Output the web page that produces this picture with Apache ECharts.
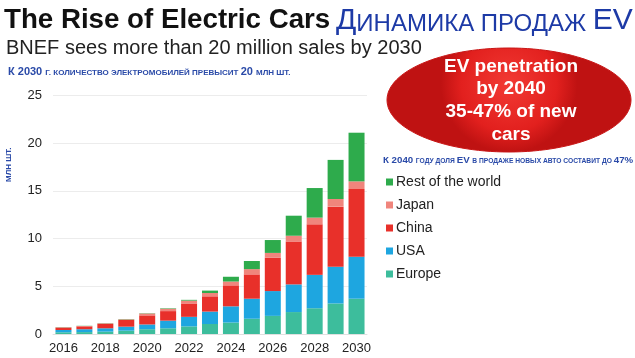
<!DOCTYPE html>
<html><head><meta charset="utf-8">
<script src="https://cdn.jsdelivr.net/npm/echarts@6/dist/echarts.min.js"></script>
<style>html,body{margin:0;padding:0;background:#fff}#c{width:635px;height:358px}</style>
</head><body><div id="c"></div>
<script>
var years = ['2016','2017','2018','2019','2020','2021','2022','2023','2024','2025','2026','2027','2028','2029','2030'];
var europe = [0.18,0.2,0.25,0.35,0.5,0.6,0.8,1.05,1.2,1.6,1.9,2.3,2.7,3.2,3.7];
var usa    = [0.24,0.3,0.35,0.42,0.5,0.8,1.0,1.3,1.7,2.1,2.6,2.9,3.5,3.85,4.4];
var china  = [0.25,0.3,0.45,0.7,0.95,1.0,1.4,1.6,2.2,2.55,3.5,4.5,5.3,6.3,7.1];
var japan  = [0.03,0.04,0.07,0.07,0.2,0.25,0.3,0.35,0.4,0.55,0.5,0.6,0.7,0.8,0.8];
var rest   = [0.02,0.02,0.02,0.03,0.03,0.05,0.08,0.25,0.5,0.85,1.35,2.1,3.1,4.1,5.1];
var seriesNames = ['Europe','USA','China','Japan','Rest of the world'];
var legendOrder = ['Rest of the world','Japan','China','USA','Europe'];
var colors = ['#3dbd9c','#1ea6e0','#e8302a','#f0857c','#2eab4c'];

var chart = echarts.init(document.getElementById('c'));
var F = 'Liberation Sans, Arial, Helvetica, sans-serif';
var dataSets = [europe, usa, china, japan, rest];
var series = seriesNames.map(function(n,i){
  return {name:n,type:'bar',stack:'t',data:dataSets[i],barWidth:16,itemStyle:{color:colors[i]}};
});
chart.setOption({
  animation:false,
  textStyle:{fontFamily:F},
  title:[
    {text:'The Rise of Electric Cars',left:4,top:6,padding:0,textStyle:{fontFamily:F,fontSize:27.7,fontWeight:'bold',color:'#111'}},
    {text:'{a|Д}{b|ИНАМИКА ПРОДАЖ }{a|EV}',left:336,top:6,padding:0,textStyle:{fontWeight:'normal',fontSize:8,rich:{
      a:{fontFamily:F,fontSize:30,fontWeight:'normal',color:'#1d3aa6',verticalAlign:'bottom'},
      b:{fontFamily:F,fontSize:24,fontWeight:'normal',color:'#1d3aa6',verticalAlign:'bottom'}}}},
    {text:'BNEF sees more than 20 million sales by 2030',left:6,top:38,padding:0,textStyle:{fontFamily:F,fontSize:20,fontWeight:'normal',color:'#222'}},
    {text:'{b|К 2030 }{s|Г. КОЛИЧЕСТВО ЭЛЕКТРОМОБИЛЕЙ ПРЕВЫСИТ }{b|20 }{s|МЛН ШТ.}',left:8,top:66,padding:0,textStyle:{fontSize:6,rich:{
      b:{fontFamily:F,fontSize:11,fontWeight:'bold',color:'#2a4aa8',verticalAlign:'bottom'},
      s:{fontFamily:F,fontSize:8,fontWeight:'bold',color:'#2a4aa8',verticalAlign:'bottom'}}}},
    {text:'{b|К 2040 }{s|ГОДУ ДОЛЯ }{b|EV }{s|В ПРОДАЖЕ НОВЫХ АВТО СОСТАВИТ ДО }{b|47%}',left:383,top:155,padding:0,textStyle:{fontSize:6,rich:{
      b:{fontFamily:F,fontSize:9.7,fontWeight:'bold',color:'#2a4aa8',verticalAlign:'bottom'},
      s:{fontFamily:F,fontSize:6.7,fontWeight:'bold',color:'#2a4aa8',verticalAlign:'bottom'}}}}
  ],
  legend:{
    data:legendOrder, orient:'vertical', left:381, top:170, itemWidth:7, itemHeight:7, itemGap:9,
    icon:'rect', textStyle:{fontFamily:F,fontSize:14,color:'#222',padding:[0,0,0,-2]}
  },
  grid:{left:53,right:268,top:95.5,bottom:24},
  xAxis:{type:'category',data:years,
    axisLine:{lineStyle:{color:'#e0e0e0'}},axisTick:{show:false},
    axisLabel:{interval:1,fontSize:13,color:'#222',margin:8,fontFamily:F}},
  yAxis:{type:'value',min:0,max:25,interval:5,
    axisLabel:{fontSize:13,color:'#222',margin:11,fontFamily:F},
    splitLine:{lineStyle:{color:'#ececec'}},axisLine:{show:false},axisTick:{show:false}},
  graphic:[
    {type:'text',x:5,y:182,rotation:Math.PI/2,style:{text:'МЛН ШТ.',fill:'#2a4aa8',font:'bold 8px '+F}},
    {type:'ellipse',shape:{cx:509,cy:100,rx:122,ry:52},z:10,
      style:{fill:{type:'radial',x:0.5,y:0.35,r:0.65,colorStops:[{offset:0,color:'#f23a34'},{offset:0.7,color:'#e2201e'},{offset:1,color:'#bf1212'}]},
        stroke:'#c81616',lineWidth:1}},
    {type:'text',x:511,y:55,z:11,style:{text:'EV penetration\nby 2040\n35-47% of new\ncars',fill:'#fff',font:'bold 19px '+F,align:'center',lineHeight:22.7}}
  ],
  series:series
});
</script></body></html>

=-=-=

Required task
Reproduce the data above word for word from its first line through the line that holds "colors = ['#3dbd9c','#1ea6e0','#e8302a','#f0857c','#2eab4c'];", both ends included; skip pictures.

Written response
Output the web page that produces this picture with Apache ECharts.
<!DOCTYPE html>
<html><head><meta charset="utf-8">
<script src="https://cdn.jsdelivr.net/npm/echarts@6/dist/echarts.min.js"></script>
<style>html,body{margin:0;padding:0;background:#fff}#c{width:635px;height:358px}</style>
</head><body><div id="c"></div>
<script>
var years = ['2016','2017','2018','2019','2020','2021','2022','2023','2024','2025','2026','2027','2028','2029','2030'];
var europe = [0.18,0.2,0.25,0.35,0.5,0.6,0.8,1.05,1.2,1.6,1.9,2.3,2.7,3.2,3.7];
var usa    = [0.24,0.3,0.35,0.42,0.5,0.8,1.0,1.3,1.7,2.1,2.6,2.9,3.5,3.85,4.4];
var china  = [0.25,0.3,0.45,0.7,0.95,1.0,1.4,1.6,2.2,2.55,3.5,4.5,5.3,6.3,7.1];
var japan  = [0.03,0.04,0.07,0.07,0.2,0.25,0.3,0.35,0.4,0.55,0.5,0.6,0.7,0.8,0.8];
var rest   = [0.02,0.02,0.02,0.03,0.03,0.05,0.08,0.25,0.5,0.85,1.35,2.1,3.1,4.1,5.1];
var seriesNames = ['Europe','USA','China','Japan','Rest of the world'];
var legendOrder = ['Rest of the world','Japan','China','USA','Europe'];
var colors = ['#3dbd9c','#1ea6e0','#e8302a','#f0857c','#2eab4c'];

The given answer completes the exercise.